Clock Offset Analysis

Clock offset analysis is a critical intermediate step in oceanographic data processing that occurs between Stage 1 (standardization) and Stage 2 (trimming to deployment) of the processing pipeline. This analysis identifies and corrects timing errors in instrument clocks to ensure accurate temporal alignment of data from multiple instruments on the same mooring.

Overview

Oceanographic instruments deployed on moorings may have clock offsets due to incorrect setup, clock drift, or other timing issues. Since scientific analysis often requires precise temporal correlation between instruments at different depths, these timing errors must be identified and corrected.

The clock offset analysis provides two complementary methods to detect timing discrepancies:

  1. Deployment Period Detection: Uses temperature profiles to identify when instruments were actually deployed on the seafloor

  2. Lag Correlation Analysis: Compares temperature time series between instruments to detect systematic timing offsets

Methods

Deployment Period Detection

This method leverages the characteristic temperature signature that occurs when instruments transition from surface conditions to deep-water conditions during deployment:

  • Temperature Threshold: Identifies “cold” water temperatures using statistical analysis (typically mean ± 3 standard deviations of deep values)
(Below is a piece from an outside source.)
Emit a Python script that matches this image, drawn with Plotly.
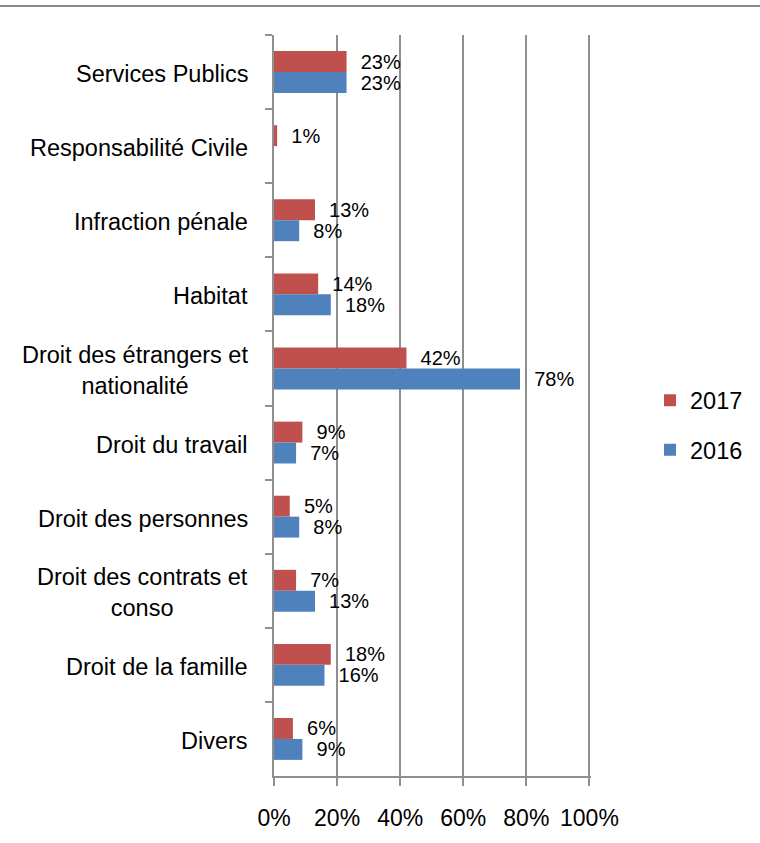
import plotly.graph_objects as go

# Categories, top to bottom
categories = [
    "Services Publics",
    "Responsabilité Civile",
    "Infraction pénale",
    "Habitat",
    "Droit des étrangers et nationalité",
    "Droit du travail",
    "Droit des personnes",
    "Droit des contrats et conso",
    "Droit de la famille",
    "Divers",
]
category_labels = [
    "Services Publics",
    "Responsabilité Civile",
    "Infraction pénale",
    "Habitat",
    "Droit des étrangers et<br>nationalité",
    "Droit du travail",
    "Droit des personnes",
    "Droit des contrats et<br>conso",
    "Droit de la famille",
    "Divers",
]

# Share of cases per domain (%)
values_2017 = [23, 1, 13, 14, 42, 9, 5, 7, 18, 6]
values_2016 = [23, None, 8, 18, 78, 7, 8, 13, 16, 9]

x_ticks = [0, 20, 40, 60, 80, 100]
x_tick_labels = ["0%", "20%", "40%", "60%", "80%", "100%"]

RED = "#C0504D"
BLUE = "#4F81BD"
GRID = "#8f8f8f"
FONT = "Liberation Sans"


def labels(values):
    return ["\u00a0\u00a0%d%%" % v if v is not None else "" for v in values]


fig = go.Figure()
for name, vals, color in [("2017", values_2017, RED), ("2016", values_2016, BLUE)]:
    fig.add_trace(go.Bar(
        name=name,
        orientation="h",
        y=categories,
        x=vals,
        marker=dict(color=color, line=dict(width=0)),
        text=labels(vals),
        textposition="outside",
        constraintext="none",
        cliponaxis=False,
        outsidetextfont=dict(family=FONT, size=20, color="black"),
        legendgroup=name,
    ))

# Category labels, centred line by line
for cat, lab in zip(categories, category_labels):
    fig.add_annotation(
        x=0, xref="paper", y=cat, yref="y",
        text=lab, showarrow=False,
        xanchor="right", yanchor="middle", align="center",
        xshift=-24, yshift=-2,
        font=dict(family=FONT, size=23.5, color="black"),
    )

X_MAX = 100.5
L, T, B = 274, 35, 64
W, H = 760, 843
pw = round(315 * X_MAX / 100)
R = W - L - pw
ph = H - T - B

# Thin frame line across the top of the chart area
fig.add_shape(
    type="line", xref="paper", yref="paper",
    x0=-L / pw, x1=(W - L) / pw, y0=1 + (T - 6) / ph, y1=1 + (T - 6) / ph,
    line=dict(color="#8a8a8a", width=2),
)

fig.update_layout(
    width=W, height=H,
    margin=dict(l=L, r=R, t=T, b=B),
    paper_bgcolor="white", plot_bgcolor="white",
    barmode="group", bargap=0.435, bargroupgap=0,
    font=dict(family=FONT, color="black"),
    showlegend=True,
    legend=dict(
        x=(650 - L) / pw, xanchor="left",
        y=1 - (427 - T) / ph, yanchor="middle",
        font=dict(family=FONT, size=23.5, color="black"),
        traceorder="grouped", tracegroupgap=16,
        bgcolor="rgba(0,0,0,0)",
    ),
    xaxis=dict(
        range=[0, X_MAX], tickmode="array", tickvals=x_ticks, ticktext=x_tick_labels,
        showgrid=True, gridcolor=GRID, gridwidth=1.6,
        zeroline=False,
        showline=True, linecolor=GRID, linewidth=2,
        ticks="outside", ticklen=8, tickwidth=2, tickcolor=GRID,
        tickfont=dict(family=FONT, size=23, color="black"),
        ticklabelstandoff=12,
    ),
    yaxis=dict(
        type="category", categoryorder="array", categoryarray=categories,
        autorange="reversed",
        showticklabels=False, showgrid=False, zeroline=False,
        showline=True, linecolor=GRID, linewidth=2,
        ticks="outside", tickson="boundaries", ticklen=7, tickwidth=2, tickcolor=GRID,
    ),
)

fig.write_html("out.html")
  • Start/End Times: Determines when each instrument first and last recorded temperatures within the cold water range

  • Consensus Analysis: Groups instruments with similar deployment timing to establish reference times

  • Offset Calculation: Computes timing differences relative to the consensus group

This approach is effective for detecting large clock offsets (hours to days) and works well when instruments show clear temperature transitions during deployment and recovery.

Lag Correlation Analysis

This method performs cross-correlation analysis between temperature time series from different instruments:

  • Reference Selection: Uses one instrument as a temporal reference (typically the deepest or most reliable)

  • Subsampling: Reduces computational load by subsampling time series while maintaining correlation structure

  • Cross-Correlation: Computes lag correlations to find the temporal offset that maximizes correlation between instruments

  • Peak Detection: Identifies the lag corresponding to maximum correlation as the estimated clock offset

This approach is sensitive to smaller timing errors (seconds to minutes) and works well when instruments record similar environmental variations.

Implementation

The analysis is implemented in the oceanarray.clock_offset module with the following key functions:

Core Functions

  • load_mooring_instruments(): Load instrument data and enrich with YAML metadata

  • analyze_deployment_timing(): Perform temperature-based deployment period detection

  • calculate_timing_offsets(): Calculate offsets using consensus grouping approach

  • perform_lag_correlation_analysis(): Execute cross-correlation analysis

  • print_timing_offset_summary(): Generate human-readable offset summary

Workflow Functions

  • create_common_time_grid(): Generate interpolation grid for temporal alignment

  • interpolate_datasets_to_grid(): Interpolate instrument data to common time base

  • combine_interpolated_datasets(): Merge data into multi-level dataset structure

Usage

The analysis is demonstrated in the demo_clock_offset.ipynb notebook, which provides a streamlined workflow:

  1. Configuration: Specify mooring name and data paths

  2. Data Loading: Load instrument datasets and YAML metadata

  3. Preprocessing: Create common time grid and interpolate data

  4. Deployment Analysis: Identify deployment periods using temperature profiles

  5. Visualization: Plot temperature time series with deployment bounds

  6. Offset Calculation: Compute timing offsets using both methods

  7. Results Summary: Generate recommendations for YAML configuration

Output and Application

The analysis produces:

  • Offset Estimates: Recommended clock_offset values (in seconds) for each instrument

  • Quality Metrics: Correlation coefficients and confidence measures

  • Visualizations: Time series plots showing deployment periods and timing relationships

  • Summary Tables: Tabular results comparing both analysis methods

Important: The calculated offsets should be entered as negative values in the YAML configuration file, as they represent the correction needed to align instrument times with UTC.

After updating the YAML file with clock_offset values, Stage 2 processing applies these corrections to create *_use.nc files. The clock offset analysis can then be re-run using the corrected data to verify that timing discrepancies have been resolved.

Best Practices

  • Method Comparison: Always compare results from both deployment detection and lag correlation methods

  • Visual Inspection: Examine temperature time series plots to validate automated detection

  • Iterative Refinement: Re-run analysis after applying corrections to verify success

  • Documentation: Record analysis decisions and unusual findings in processing logs

  • Validation: Cross-check results with deployment/recovery logs when available

The clock offset analysis ensures that subsequent processing stages work with temporally aligned data, which is essential for accurate calculation of transport estimates and other derived quantities that depend on precise temporal relationships between measurements at different depths.